The plot is borrowed (sloppily) from Invasion of the Body Snatchers and bits and pieces of every goofball-buddy comedy you can think of. Star Stiller plays the standard Ben Stiller part of Evan, a troubled suburban schmo in "Glenview, Ohio," here trying and failing to have a baby with wife Abby (Rosemarie DeWitt). Evan manages the local Costco warehouse store, where one night the night watchman Guzman (Joe Nunez), who just became an American citizen, gets killed, skinned and splattered by some mysterious maniac, probably from outer space. Since the police are mysteriously unhelpful, Evan decides to harangue the local high school football game and put up posters and recruit some neighbors for a neighborhood watch.

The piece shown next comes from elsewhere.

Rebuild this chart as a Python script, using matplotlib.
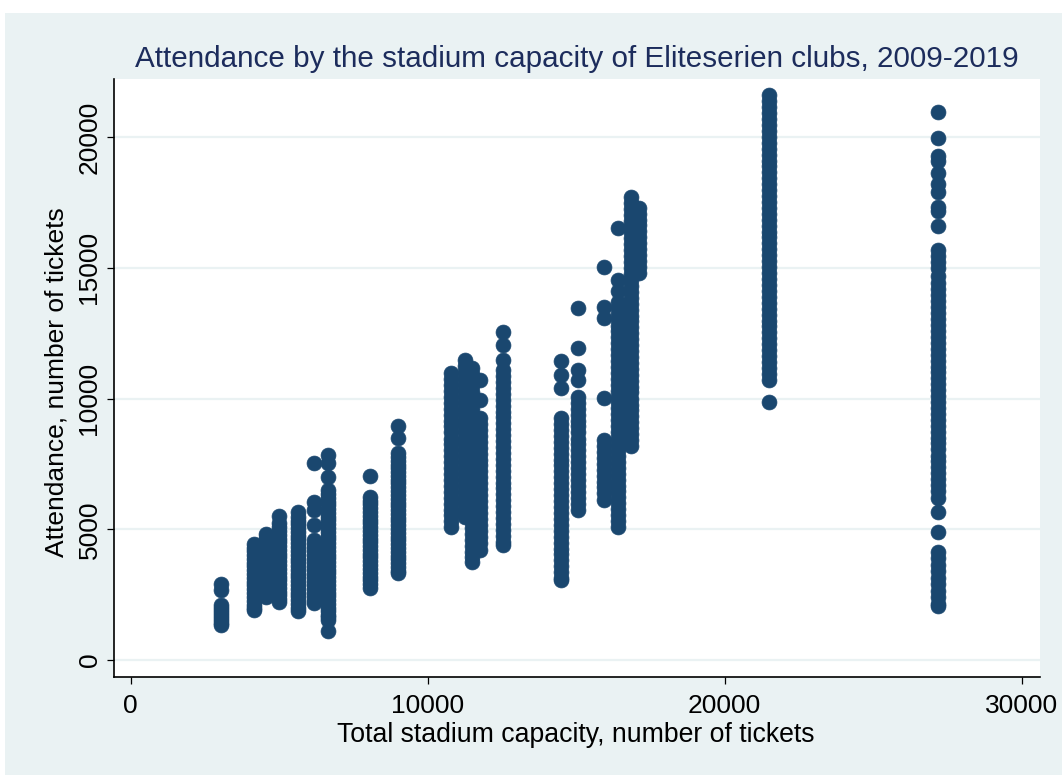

Three civic-spirited chaps, all seemingly strangers to Evan, though they live nearby, show up at his house: Vaughn in the standard Vince Vaughn part of Bob, a fast-talking Good Time Charlie, who just wants to hang out with the guys; Hill in a standard Jonah Hill part as sullen Franklin, a would-be cop who flunked his tests and has his own private gun collection; and Ayoade, an amiable British TV star who does relatively little except smile engagingly, do reaction shots, make one weird confession and wait for all the good reviews he's getting from reviewers who have seen his apparently very funny British TV shows and films. (I haven't.)
The biggest problems with most failed Hollywood comedies these days are the crummy scripts; The Watch has one of the crummier ones. It was manufactured by Jared Stern (The Princess and the Frog) and Seth Rogen and Evan Goldberg (Superbad), but however they divided up the labor here, it's a lousy, lazy job.